Other statements like “90 percent of Americans are making the change to eat less meat. Join this growing movement and choose plant-based dishes that have less impact on the climate and are kinder to the planet,” and messages about the taste of the food and the need to protect the planet for future generations all yielded positive results in choosing vegetarian meals. This suggests how consumers’ decisions can be influenced by the messaging on restaurant menus.

“We know behavioral science is critical, it really moves the needle,” says Edwina Hughes, head of the “cool food pledge” initiative by WRI and the United Nations. “Themes of making a small change for a big impact and also around joining a movement really boosted the plant-based options.”

These menu “nudges” are similar to the increasingly common messaging in hotels that request that guests not demand their towels to be replaced every day in order to save water.

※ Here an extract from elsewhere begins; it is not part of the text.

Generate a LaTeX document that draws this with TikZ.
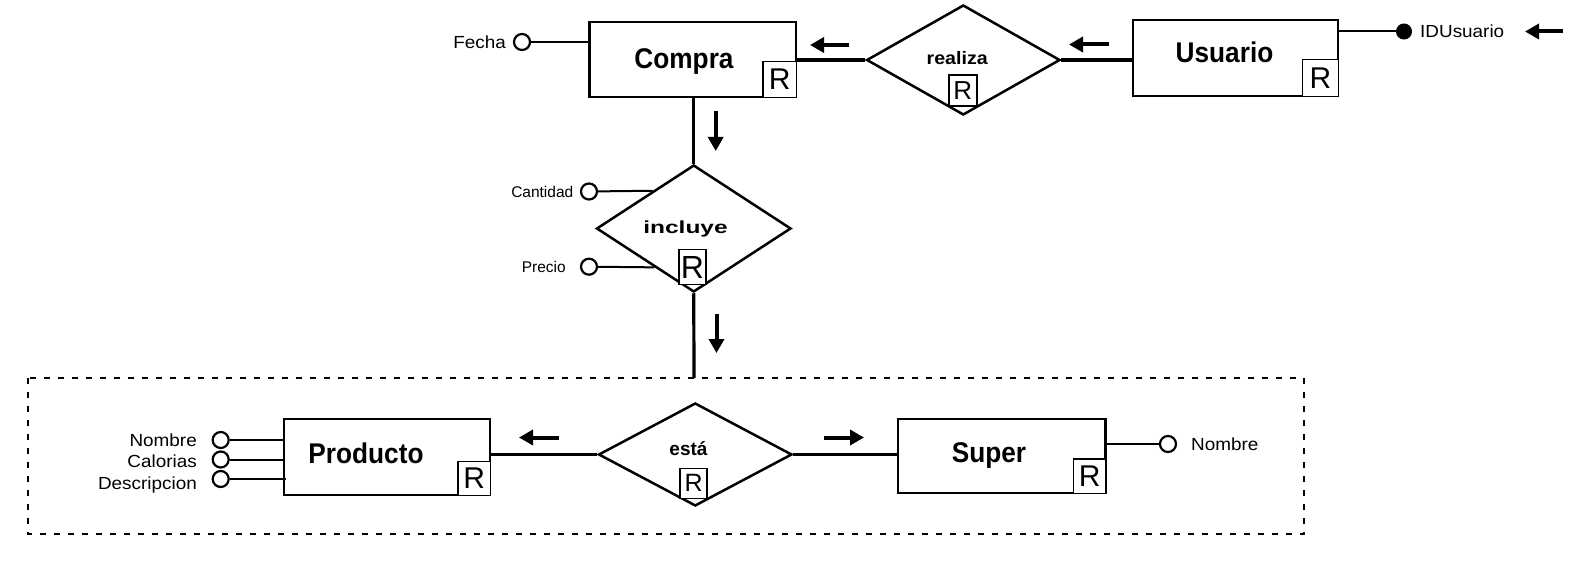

This idea can be expanded into how restaurants describe their plant-based dishes on the menu. Instead of using functional names like “vegetarian lasagna” or “meat-free sausages,” vegetarian options can be described with more enticing language that will appeal to more than just strict vegetarians and vegans, but anyone looking for a tasty meal.

Essentially, this story is a great reminder that we are all living on this planet and should therefore all be striving to help each other work towards a greener future, whether we’re just one individual, a restaurant, an entire industry, or policymakers in government.